Applied bias photon-to-current conversion efficiency of ZnO enhanced by hybridization with reduced graphene oxide

Abstract

The role of reduced graphene oxide (rGO) in the enhancement of photo-conversion efficiency of ZnO films for photoelectrochemical (PEC) water-splitting applications was analyzed. ZnO and rGO-hybridized ZnO (rGO/ZnO) films were prepared via a two-step electrochemical deposition method followed by annealing at 300°C under argon gas flow. The physical, optical and electrochemical properties of the films were characterized to identify the effect of rGO-hybridization on the applied bias photon-to-current efficiency (ABPE) of ZnO. Scanning electron microscopy and X-ray diffraction indicated the formation of vertically-aligned, wurtzite-phase ZnO nanorods. Diffuse-reflectance UV–visible spectroscopy indicated that rGO-hybridization was able to increase the light absorption range of the rGO/ZnO film.
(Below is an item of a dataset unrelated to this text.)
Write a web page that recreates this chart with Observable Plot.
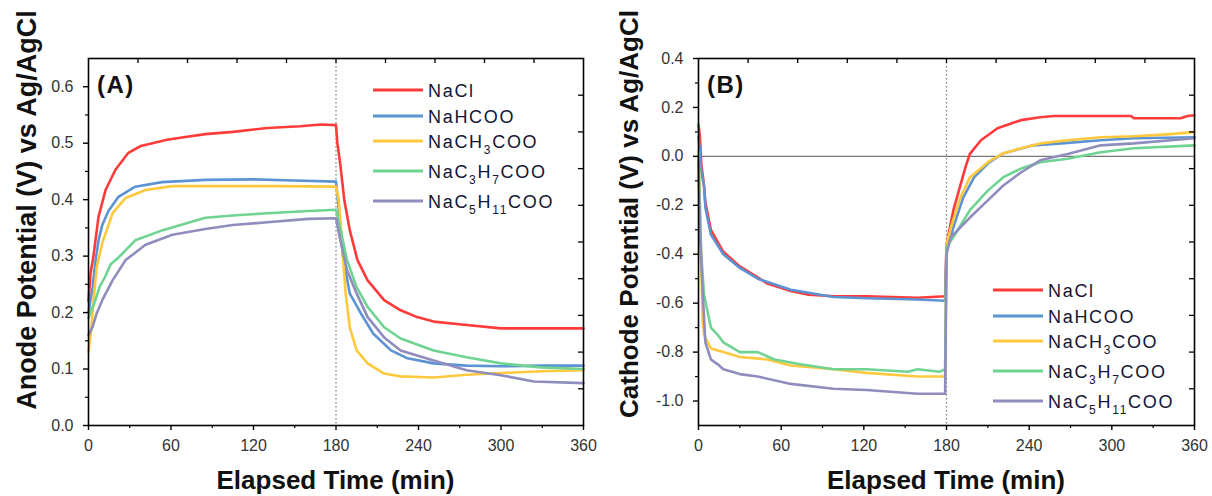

UPS analysis showed that hybridization with rGO increased the band gap of ZnO (3.56eV) to 3.63eV for rGO/ZnO sample, which may be attributed to the Burstein–Moss effect. Photoluminescence (PL) spectra disclosed that rGO-hybridization suppressed electron-hole recombination due to crystal defects. Linear sweep voltammetry of the prepared thin films showed photocurrent density of 1.0 and 1.8mA/cm2 for ZnO and rGO/ZnO at +0.7V, which corresponded to an ABPE of 0.55% and 0.95%, respectively. Thus, this report highlighted the multi-faceted role of rGO-hybridization in the enhancement of ZnO photo-conversion efficiency.